It works fine until the wind gets pretty gusty. The pilot doesn't go out when it's just the pilot going. When the heaters going the wind will make the pilot go out then the heater shuts down. I tried turning the pilot up but I can't tell a difference after adjustment. I'm experimenting with a baffle for the vent cap and I played with restricting the air intake some, with limited results.

Does it sound like there is something wrong with the heater that it only goes out when it's running not when it's sitting with the pilot on?

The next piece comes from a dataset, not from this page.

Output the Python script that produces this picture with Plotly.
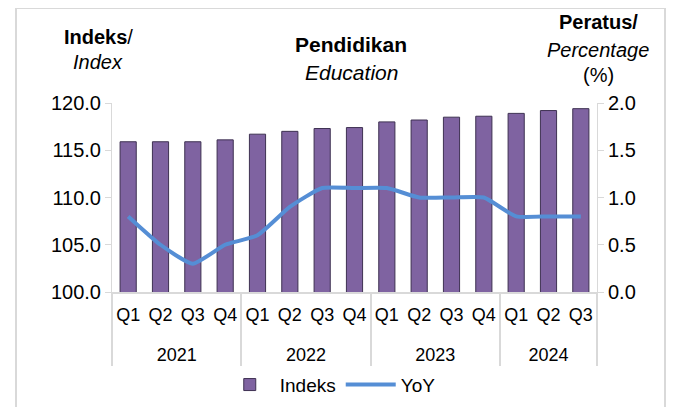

Any thoughts suggestions appreciated.

Thanks

BILLG
02-23-2006, 09:01 AM
Check inlet gas pressure it should be min 11'' W.C max13'' W.C. on L.P. system. If it's to low pilot will droop when main burners run and be more likely to go out.

PLUMBER RICK
02-23-2006, 10:15 AM
sound like the issue is the draft diverter. problem is it happens when the heater is operating with high winds. typically when the main burner shuts off the air flow changes as the burner shuts down. make sure that the sheet metal around the burner compartment is installed properly. i would contact the facory for more advice.

rick

HVAC HAWK
02-23-2006, 07:05 PM
if the gas pressure is OK watch the pilot to see if the pilot gets lower when the heat comes on . check to see if the thermocouple is still in the pilot when the heat is on .

Tacman7
02-24-2006, 08:28 AM
Problem with checking the pressure is I'm a carpenter. None of my tools measure a water column. Whatever that is. Is there a gauge that I could buy that's not too expensive?

I've watched it when it goes out. The fire right around the thermocouple goes out then in a few seconds the whole thing shuts down.

I thought it might be a supply problem so I changed to a two stage fixed regulator that I bought at an RV place. I was using a regulator for a outdoor grill.
I have a 100lb bottle with a two stage regulator then a flex hose going to about 30' of 1/2" black pipe to the heater.

Thanks

TOD
02-24-2006, 08:46 AM
This might sound like a dumb question but are you sure it is an LP unit? All I see on the HD web site are NG units.

PLUMBER RICK
02-24-2006, 10:34 AM
tacman, you're in southern calif. why not let the gas co come out and look at it. they can measure the pressure,

a word of advise, if the problem is a danger, they will shut off the unit.
this can be a good thing or a bad thing.

i have a new customer that called me 2 days ago. he was having problems with his furnace. the gas co came out and determined that the main from the gas meter to his house is restricted, ( not leaking). they shut his gas off wednesday.:eek:

personally, if the line is not leaking and this has been an ongoing problems for months. why shut off the gas to the whole house:confused: no hot water or heat.

i'm going there today to check it.

a real dumb question. where in southern calif do you live that you use propane? and this is southern calif. i've had to run the a/c to cool things off these last few weeks:D

rick.

Tacman7
02-24-2006, 12:49 PM
I'm in Riverside County out in the stix between Hemet and Perris. Unincorperated Riverside, Nuevo mailing address.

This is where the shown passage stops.